● **WORK TO COMPLETE**: The records follow. Print, word for word, the first line through the "const half = (W" line.
___ DATA SHOWN ___
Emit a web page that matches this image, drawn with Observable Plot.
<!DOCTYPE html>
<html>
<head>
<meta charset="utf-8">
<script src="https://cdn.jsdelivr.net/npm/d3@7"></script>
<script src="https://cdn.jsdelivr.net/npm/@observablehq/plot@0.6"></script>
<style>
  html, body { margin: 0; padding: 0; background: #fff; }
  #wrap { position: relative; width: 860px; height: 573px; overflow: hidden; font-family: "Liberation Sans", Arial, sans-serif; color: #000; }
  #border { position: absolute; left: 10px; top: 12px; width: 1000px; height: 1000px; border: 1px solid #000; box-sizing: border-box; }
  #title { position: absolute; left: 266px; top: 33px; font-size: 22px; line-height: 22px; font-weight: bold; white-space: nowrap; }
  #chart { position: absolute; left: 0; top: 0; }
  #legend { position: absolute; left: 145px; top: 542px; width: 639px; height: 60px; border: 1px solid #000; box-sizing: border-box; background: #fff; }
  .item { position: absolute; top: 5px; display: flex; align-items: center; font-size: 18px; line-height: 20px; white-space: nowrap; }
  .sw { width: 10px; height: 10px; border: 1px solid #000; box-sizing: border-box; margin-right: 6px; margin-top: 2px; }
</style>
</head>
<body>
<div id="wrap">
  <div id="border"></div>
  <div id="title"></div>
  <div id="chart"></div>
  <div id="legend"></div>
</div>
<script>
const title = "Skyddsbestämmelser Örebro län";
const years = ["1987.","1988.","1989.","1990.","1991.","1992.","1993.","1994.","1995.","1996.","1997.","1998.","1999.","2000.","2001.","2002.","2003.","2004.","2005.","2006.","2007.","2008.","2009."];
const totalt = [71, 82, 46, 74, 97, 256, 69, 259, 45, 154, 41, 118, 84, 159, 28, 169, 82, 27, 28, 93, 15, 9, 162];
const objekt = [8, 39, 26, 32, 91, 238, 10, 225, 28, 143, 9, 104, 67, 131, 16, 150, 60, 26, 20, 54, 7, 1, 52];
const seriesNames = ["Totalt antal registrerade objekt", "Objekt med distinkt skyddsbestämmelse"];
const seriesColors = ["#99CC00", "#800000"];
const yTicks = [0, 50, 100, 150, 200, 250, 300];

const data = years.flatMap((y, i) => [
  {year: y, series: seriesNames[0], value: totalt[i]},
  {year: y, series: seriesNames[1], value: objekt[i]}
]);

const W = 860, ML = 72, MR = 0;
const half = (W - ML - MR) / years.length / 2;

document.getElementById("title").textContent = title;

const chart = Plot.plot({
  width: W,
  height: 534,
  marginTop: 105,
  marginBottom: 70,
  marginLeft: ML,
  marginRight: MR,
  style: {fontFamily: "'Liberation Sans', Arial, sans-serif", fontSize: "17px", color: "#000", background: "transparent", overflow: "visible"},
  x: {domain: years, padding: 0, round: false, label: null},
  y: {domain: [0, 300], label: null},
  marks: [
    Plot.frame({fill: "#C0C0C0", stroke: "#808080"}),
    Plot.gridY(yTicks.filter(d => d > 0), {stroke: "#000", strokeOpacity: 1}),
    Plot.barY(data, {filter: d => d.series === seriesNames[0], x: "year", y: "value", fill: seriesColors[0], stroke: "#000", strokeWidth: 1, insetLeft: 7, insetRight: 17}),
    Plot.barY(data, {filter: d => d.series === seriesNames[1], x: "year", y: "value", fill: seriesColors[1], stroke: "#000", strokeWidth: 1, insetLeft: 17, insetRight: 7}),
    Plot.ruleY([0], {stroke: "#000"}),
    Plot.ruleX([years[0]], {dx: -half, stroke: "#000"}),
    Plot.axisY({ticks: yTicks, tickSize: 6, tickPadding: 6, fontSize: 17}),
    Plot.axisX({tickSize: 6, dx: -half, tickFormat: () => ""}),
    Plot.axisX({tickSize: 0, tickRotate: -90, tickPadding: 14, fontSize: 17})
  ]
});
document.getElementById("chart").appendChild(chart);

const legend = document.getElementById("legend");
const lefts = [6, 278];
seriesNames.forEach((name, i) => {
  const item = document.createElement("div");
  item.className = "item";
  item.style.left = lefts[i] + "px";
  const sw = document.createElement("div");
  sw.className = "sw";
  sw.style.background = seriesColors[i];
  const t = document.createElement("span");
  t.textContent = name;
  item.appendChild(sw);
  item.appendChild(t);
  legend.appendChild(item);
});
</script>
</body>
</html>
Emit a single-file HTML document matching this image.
___
● **RESULT OF THIS TASK**:
Emit a web page that matches this image, drawn with Observable Plot.
<!DOCTYPE html>
<html>
<head>
<meta charset="utf-8">
<script src="https://cdn.jsdelivr.net/npm/d3@7"></script>
<script src="https://cdn.jsdelivr.net/npm/@observablehq/plot@0.6"></script>
<style>
  html, body { margin: 0; padding: 0; background: #fff; }
  #wrap { position: relative; width: 860px; height: 573px; overflow: hidden; font-family: "Liberation Sans", Arial, sans-serif; color: #000; }
  #border { position: absolute; left: 10px; top: 12px; width: 1000px; height: 1000px; border: 1px solid #000; box-sizing: border-box; }
  #title { position: absolute; left: 266px; top: 33px; font-size: 22px; line-height: 22px; font-weight: bold; white-space: nowrap; }
  #chart { position: absolute; left: 0; top: 0; }
  #legend { position: absolute; left: 145px; top: 542px; width: 639px; height: 60px; border: 1px solid #000; box-sizing: border-box; background: #fff; }
  .item { position: absolute; top: 5px; display: flex; align-items: center; font-size: 18px; line-height: 20px; white-space: nowrap; }
  .sw { width: 10px; height: 10px; border: 1px solid #000; box-sizing: border-box; margin-right: 6px; margin-top: 2px; }
</style>
</head>
<body>
<div id="wrap">
  <div id="border"></div>
  <div id="title"></div>
  <div id="chart"></div>
  <div id="legend"></div>
</div>
<script>
const title = "Skyddsbestämmelser Örebro län";
const years = ["1987.","1988.","1989.","1990.","1991.","1992.","1993.","1994.","1995.","1996.","1997.","1998.","1999.","2000.","2001.","2002.","2003.","2004.","2005.","2006.","2007.","2008.","2009."];
const totalt = [71, 82, 46, 74, 97, 256, 69, 259, 45, 154, 41, 118, 84, 159, 28, 169, 82, 27, 28, 93, 15, 9, 162];
const objekt = [8, 39, 26, 32, 91, 238, 10, 225, 28, 143, 9, 104, 67, 131, 16, 150, 60, 26, 20, 54, 7, 1, 52];
const seriesNames = ["Totalt antal registrerade objekt", "Objekt med distinkt skyddsbestämmelse"];
const seriesColors = ["#99CC00", "#800000"];
const yTicks = [0, 50, 100, 150, 200, 250, 300];

const data = years.flatMap((y, i) => [
  {year: y, series: seriesNames[0], value: totalt[i]},
  {year: y, series: seriesNames[1], value: objekt[i]}
]);

const W = 860, ML = 72, MR = 0;
const half = (W - ML - MR) / years.length / 2;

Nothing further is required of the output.